Start Dataset excerpts

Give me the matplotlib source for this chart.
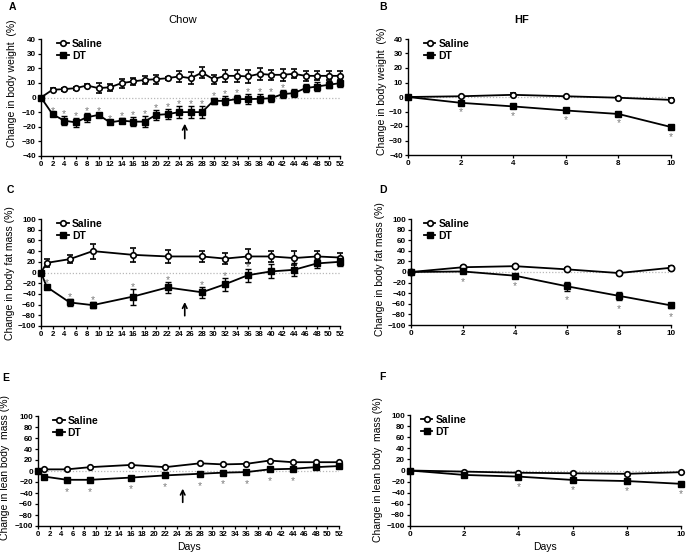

End Dataset excerpts
Start Dataset excerpts

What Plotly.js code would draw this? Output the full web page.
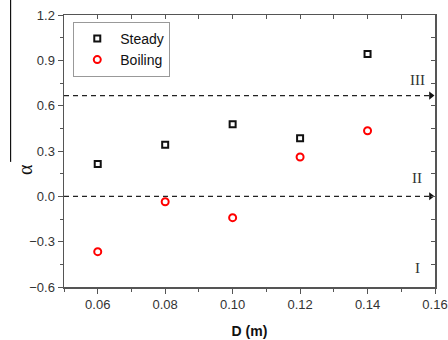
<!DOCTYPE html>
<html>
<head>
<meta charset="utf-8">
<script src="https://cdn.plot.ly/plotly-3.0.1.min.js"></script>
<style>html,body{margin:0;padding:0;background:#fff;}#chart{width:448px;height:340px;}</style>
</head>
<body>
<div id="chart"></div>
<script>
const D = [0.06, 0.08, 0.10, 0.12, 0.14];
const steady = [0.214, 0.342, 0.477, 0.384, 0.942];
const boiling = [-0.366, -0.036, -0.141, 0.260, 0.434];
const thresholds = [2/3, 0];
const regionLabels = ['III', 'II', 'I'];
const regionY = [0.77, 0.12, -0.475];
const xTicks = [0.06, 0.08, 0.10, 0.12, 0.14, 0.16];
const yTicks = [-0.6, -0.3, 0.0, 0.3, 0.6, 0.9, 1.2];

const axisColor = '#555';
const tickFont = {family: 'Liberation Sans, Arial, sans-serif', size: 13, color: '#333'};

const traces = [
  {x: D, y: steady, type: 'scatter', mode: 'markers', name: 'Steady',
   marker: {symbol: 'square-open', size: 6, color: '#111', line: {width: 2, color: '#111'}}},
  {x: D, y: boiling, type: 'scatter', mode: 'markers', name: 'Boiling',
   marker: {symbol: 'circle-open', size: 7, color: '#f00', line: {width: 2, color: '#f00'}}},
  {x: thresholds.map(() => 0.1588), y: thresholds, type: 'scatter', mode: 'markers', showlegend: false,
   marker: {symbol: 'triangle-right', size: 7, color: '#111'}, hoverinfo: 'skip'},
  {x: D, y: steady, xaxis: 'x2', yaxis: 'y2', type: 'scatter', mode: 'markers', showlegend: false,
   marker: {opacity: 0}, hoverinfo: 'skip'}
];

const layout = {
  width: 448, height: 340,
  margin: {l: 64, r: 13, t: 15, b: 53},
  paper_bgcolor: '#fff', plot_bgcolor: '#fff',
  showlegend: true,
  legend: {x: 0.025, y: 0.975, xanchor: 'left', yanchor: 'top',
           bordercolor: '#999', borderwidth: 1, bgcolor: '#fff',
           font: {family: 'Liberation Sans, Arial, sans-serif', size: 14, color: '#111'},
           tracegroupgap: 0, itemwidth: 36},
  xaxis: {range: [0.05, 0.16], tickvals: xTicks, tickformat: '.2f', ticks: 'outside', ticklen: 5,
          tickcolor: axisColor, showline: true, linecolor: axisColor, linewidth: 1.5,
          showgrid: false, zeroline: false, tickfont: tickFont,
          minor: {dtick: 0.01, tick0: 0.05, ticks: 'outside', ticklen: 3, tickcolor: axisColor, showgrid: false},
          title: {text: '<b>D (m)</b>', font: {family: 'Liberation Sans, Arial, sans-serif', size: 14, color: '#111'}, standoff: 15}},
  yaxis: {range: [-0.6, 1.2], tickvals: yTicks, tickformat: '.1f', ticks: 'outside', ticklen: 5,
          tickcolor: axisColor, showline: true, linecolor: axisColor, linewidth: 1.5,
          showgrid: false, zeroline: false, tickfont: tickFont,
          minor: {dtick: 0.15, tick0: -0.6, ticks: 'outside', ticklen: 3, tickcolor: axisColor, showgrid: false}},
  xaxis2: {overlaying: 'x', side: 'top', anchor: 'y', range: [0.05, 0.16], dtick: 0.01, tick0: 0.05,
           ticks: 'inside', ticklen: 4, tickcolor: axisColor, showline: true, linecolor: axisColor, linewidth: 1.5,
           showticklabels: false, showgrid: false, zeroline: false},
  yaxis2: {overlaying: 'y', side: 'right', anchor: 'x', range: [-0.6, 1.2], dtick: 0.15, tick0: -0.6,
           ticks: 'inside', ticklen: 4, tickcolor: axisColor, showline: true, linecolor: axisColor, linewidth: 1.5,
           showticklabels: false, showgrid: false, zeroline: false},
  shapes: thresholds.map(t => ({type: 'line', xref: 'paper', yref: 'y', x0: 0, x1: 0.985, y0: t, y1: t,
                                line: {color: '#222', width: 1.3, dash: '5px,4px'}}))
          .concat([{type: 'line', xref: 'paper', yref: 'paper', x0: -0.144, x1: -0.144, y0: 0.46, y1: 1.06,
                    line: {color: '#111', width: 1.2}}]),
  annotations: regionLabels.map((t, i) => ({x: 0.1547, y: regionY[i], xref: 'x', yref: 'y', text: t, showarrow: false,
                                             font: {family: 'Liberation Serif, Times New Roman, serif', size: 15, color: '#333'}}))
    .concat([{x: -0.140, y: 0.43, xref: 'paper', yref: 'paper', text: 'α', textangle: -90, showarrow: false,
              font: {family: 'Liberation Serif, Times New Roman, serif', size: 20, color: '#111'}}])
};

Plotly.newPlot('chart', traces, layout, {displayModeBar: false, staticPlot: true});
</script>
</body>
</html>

End Dataset excerpts

Collect from the data above every line that includes "chart".

Give me the matplotlib source for this chart.
<style>html,body{margin:0;padding:0;background:#fff;}#chart{width:448px;height:340px;}</style>
<div id="chart"></div>
Plotly.newPlot('chart', traces, layout, {displayModeBar: false, staticPlot: true});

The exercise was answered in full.